## AIM OF THE TASK
Will you output all of the data below exactly, omitting the images?

## DATA
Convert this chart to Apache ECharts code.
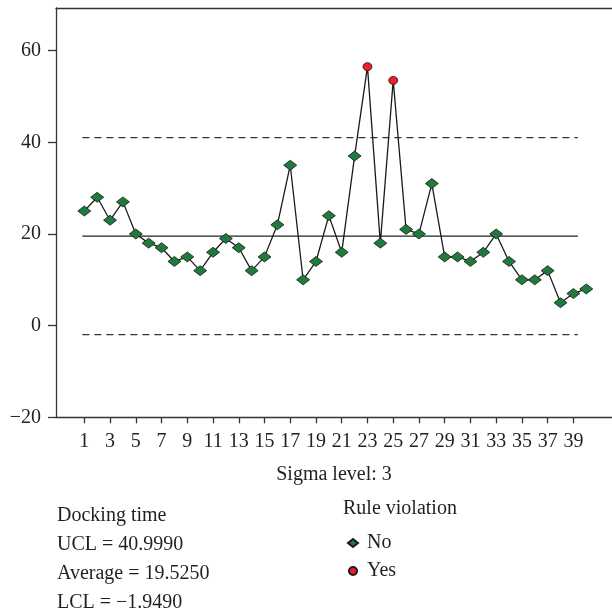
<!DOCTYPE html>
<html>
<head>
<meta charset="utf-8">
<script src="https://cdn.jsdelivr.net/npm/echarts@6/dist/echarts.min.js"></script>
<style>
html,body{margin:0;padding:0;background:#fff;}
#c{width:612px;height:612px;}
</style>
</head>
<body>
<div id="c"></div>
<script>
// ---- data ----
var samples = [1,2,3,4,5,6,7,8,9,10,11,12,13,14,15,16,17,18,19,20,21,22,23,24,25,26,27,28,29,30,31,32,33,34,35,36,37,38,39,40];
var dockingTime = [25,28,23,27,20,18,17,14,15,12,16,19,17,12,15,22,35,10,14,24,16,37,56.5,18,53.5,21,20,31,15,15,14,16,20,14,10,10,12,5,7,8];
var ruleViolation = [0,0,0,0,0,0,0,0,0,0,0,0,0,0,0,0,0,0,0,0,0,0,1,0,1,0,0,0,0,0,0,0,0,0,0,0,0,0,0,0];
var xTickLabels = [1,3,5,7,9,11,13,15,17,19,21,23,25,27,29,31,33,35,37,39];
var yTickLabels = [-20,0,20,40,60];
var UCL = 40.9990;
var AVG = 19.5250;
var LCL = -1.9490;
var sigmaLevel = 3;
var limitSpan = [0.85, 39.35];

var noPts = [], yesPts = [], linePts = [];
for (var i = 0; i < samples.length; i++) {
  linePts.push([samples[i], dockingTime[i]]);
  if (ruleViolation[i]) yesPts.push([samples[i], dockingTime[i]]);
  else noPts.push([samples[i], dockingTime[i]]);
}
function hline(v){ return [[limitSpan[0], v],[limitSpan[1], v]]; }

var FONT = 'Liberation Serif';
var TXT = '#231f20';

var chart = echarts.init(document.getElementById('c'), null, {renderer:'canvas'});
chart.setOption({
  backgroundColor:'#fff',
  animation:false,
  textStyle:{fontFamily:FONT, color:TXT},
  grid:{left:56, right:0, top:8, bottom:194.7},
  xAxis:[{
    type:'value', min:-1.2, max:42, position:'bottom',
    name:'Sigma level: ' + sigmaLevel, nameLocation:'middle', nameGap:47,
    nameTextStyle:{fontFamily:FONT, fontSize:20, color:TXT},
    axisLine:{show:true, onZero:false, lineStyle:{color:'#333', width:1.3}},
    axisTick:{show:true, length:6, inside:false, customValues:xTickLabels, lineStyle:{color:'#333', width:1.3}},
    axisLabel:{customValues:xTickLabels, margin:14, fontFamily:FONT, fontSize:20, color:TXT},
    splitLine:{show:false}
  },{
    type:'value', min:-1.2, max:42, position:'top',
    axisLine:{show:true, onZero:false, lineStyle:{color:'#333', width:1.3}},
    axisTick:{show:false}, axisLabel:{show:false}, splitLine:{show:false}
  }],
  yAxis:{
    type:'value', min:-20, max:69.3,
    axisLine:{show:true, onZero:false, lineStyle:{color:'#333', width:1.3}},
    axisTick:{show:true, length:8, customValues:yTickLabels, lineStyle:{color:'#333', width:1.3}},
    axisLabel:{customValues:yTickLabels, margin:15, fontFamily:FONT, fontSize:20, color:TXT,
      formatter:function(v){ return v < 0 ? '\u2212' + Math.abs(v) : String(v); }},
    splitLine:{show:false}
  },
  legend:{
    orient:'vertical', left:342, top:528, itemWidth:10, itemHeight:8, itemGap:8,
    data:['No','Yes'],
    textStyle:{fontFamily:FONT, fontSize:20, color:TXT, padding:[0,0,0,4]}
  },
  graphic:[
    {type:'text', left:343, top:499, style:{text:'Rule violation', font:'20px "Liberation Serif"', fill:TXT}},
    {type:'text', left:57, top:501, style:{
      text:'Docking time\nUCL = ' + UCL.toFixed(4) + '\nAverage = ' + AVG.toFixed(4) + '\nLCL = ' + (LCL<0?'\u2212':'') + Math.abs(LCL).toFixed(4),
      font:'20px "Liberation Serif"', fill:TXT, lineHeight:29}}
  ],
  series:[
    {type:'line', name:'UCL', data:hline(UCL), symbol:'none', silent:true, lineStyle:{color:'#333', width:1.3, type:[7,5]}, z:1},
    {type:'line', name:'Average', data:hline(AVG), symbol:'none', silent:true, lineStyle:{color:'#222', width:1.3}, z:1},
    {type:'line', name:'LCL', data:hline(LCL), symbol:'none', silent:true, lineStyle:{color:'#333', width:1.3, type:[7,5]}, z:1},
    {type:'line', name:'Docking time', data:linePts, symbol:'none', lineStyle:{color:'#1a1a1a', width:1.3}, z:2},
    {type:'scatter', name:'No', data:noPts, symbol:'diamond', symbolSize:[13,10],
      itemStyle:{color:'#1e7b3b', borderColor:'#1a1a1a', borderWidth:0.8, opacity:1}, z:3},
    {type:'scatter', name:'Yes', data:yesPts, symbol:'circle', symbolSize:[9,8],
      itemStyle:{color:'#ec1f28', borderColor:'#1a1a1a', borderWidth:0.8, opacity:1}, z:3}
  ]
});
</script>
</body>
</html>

## WRITTEN ANSWER
Convert this chart to Apache ECharts code.
<!DOCTYPE html>
<html>
<head>
<meta charset="utf-8">
<script src="https://cdn.jsdelivr.net/npm/echarts@6/dist/echarts.min.js"></script>
<style>
html,body{margin:0;padding:0;background:#fff;}
#c{width:612px;height:612px;}
</style>
</head>
<body>
<div id="c"></div>
<script>
// ---- data ----
var samples = [1,2,3,4,5,6,7,8,9,10,11,12,13,14,15,16,17,18,19,20,21,22,23,24,25,26,27,28,29,30,31,32,33,34,35,36,37,38,39,40];
var dockingTime = [25,28,23,27,20,18,17,14,15,12,16,19,17,12,15,22,35,10,14,24,16,37,56.5,18,53.5,21,20,31,15,15,14,16,20,14,10,10,12,5,7,8];
var ruleViolation = [0,0,0,0,0,0,0,0,0,0,0,0,0,0,0,0,0,0,0,0,0,0,1,0,1,0,0,0,0,0,0,0,0,0,0,0,0,0,0,0];
var xTickLabels = [1,3,5,7,9,11,13,15,17,19,21,23,25,27,29,31,33,35,37,39];
var yTickLabels = [-20,0,20,40,60];
var UCL = 40.9990;
var AVG = 19.5250;
var LCL = -1.9490;
var sigmaLevel = 3;
var limitSpan = [0.85, 39.35];

var noPts = [], yesPts = [], linePts = [];
for (var i = 0; i < samples.length; i++) {
  linePts.push([samples[i], dockingTime[i]]);
  if (ruleViolation[i]) yesPts.push([samples[i], dockingTime[i]]);
  else noPts.push([samples[i], dockingTime[i]]);
}
function hline(v){ return [[limitSpan[0], v],[limitSpan[1], v]]; }

var FONT = 'Liberation Serif';
var TXT = '#231f20';

var chart = echarts.init(document.getElementById('c'), null, {renderer:'canvas'});
chart.setOption({
  backgroundColor:'#fff',
  animation:false,
  textStyle:{fontFamily:FONT, color:TXT},
  grid:{left:56, right:0, top:8, bottom:194.7},
  xAxis:[{
    type:'value', min:-1.2, max:42, position:'bottom',
    name:'Sigma level: ' + sigmaLevel, nameLocation:'middle', nameGap:47,
    nameTextStyle:{fontFamily:FONT, fontSize:20, color:TXT},
    axisLine:{show:true, onZero:false, lineStyle:{color:'#333', width:1.3}},
    axisTick:{show:true, length:6, inside:false, customValues:xTickLabels, lineStyle:{color:'#333', width:1.3}},
    axisLabel:{customValues:xTickLabels, margin:14, fontFamily:FONT, fontSize:20, color:TXT},
    splitLine:{show:false}
  },{
    type:'value', min:-1.2, max:42, position:'top',
    axisLine:{show:true, onZero:false, lineStyle:{color:'#333', width:1.3}},
    axisTick:{show:false}, axisLabel:{show:false}, splitLine:{show:false}
  }],
  yAxis:{
    type:'value', min:-20, max:69.3,
    axisLine:{show:true, onZero:false, lineStyle:{color:'#333', width:1.3}},
    axisTick:{show:true, length:8, customValues:yTickLabels, lineStyle:{color:'#333', width:1.3}},
    axisLabel:{customValues:yTickLabels, margin:15, fontFamily:FONT, fontSize:20, color:TXT,
      formatter:function(v){ return v < 0 ? '\u2212' + Math.abs(v) : String(v); }},
    splitLine:{show:false}
  },
  legend:{
    orient:'vertical', left:342, top:528, itemWidth:10, itemHeight:8, itemGap:8,
    data:['No','Yes'],
    textStyle:{fontFamily:FONT, fontSize:20, color:TXT, padding:[0,0,0,4]}
  },
  graphic:[
    {type:'text', left:343, top:499, style:{text:'Rule violation', font:'20px "Liberation Serif"', fill:TXT}},
    {type:'text', left:57, top:501, style:{
      text:'Docking time\nUCL = ' + UCL.toFixed(4) + '\nAverage = ' + AVG.toFixed(4) + '\nLCL = ' + (LCL<0?'\u2212':'') + Math.abs(LCL).toFixed(4),
      font:'20px "Liberation Serif"', fill:TXT, lineHeight:29}}
  ],
  series:[
    {type:'line', name:'UCL', data:hline(UCL), symbol:'none', silent:true, lineStyle:{color:'#333', width:1.3, type:[7,5]}, z:1},
    {type:'line', name:'Average', data:hline(AVG), symbol:'none', silent:true, lineStyle:{color:'#222', width:1.3}, z:1},
    {type:'line', name:'LCL', data:hline(LCL), symbol:'none', silent:true, lineStyle:{color:'#333', width:1.3, type:[7,5]}, z:1},
    {type:'line', name:'Docking time', data:linePts, symbol:'none', lineStyle:{color:'#1a1a1a', width:1.3}, z:2},
    {type:'scatter', name:'No', data:noPts, symbol:'diamond', symbolSize:[13,10],
      itemStyle:{color:'#1e7b3b', borderColor:'#1a1a1a', borderWidth:0.8, opacity:1}, z:3},
    {type:'scatter', name:'Yes', data:yesPts, symbol:'circle', symbolSize:[9,8],
      itemStyle:{color:'#ec1f28', borderColor:'#1a1a1a', borderWidth:0.8, opacity:1}, z:3}
  ]
});
</script>
</body>
</html>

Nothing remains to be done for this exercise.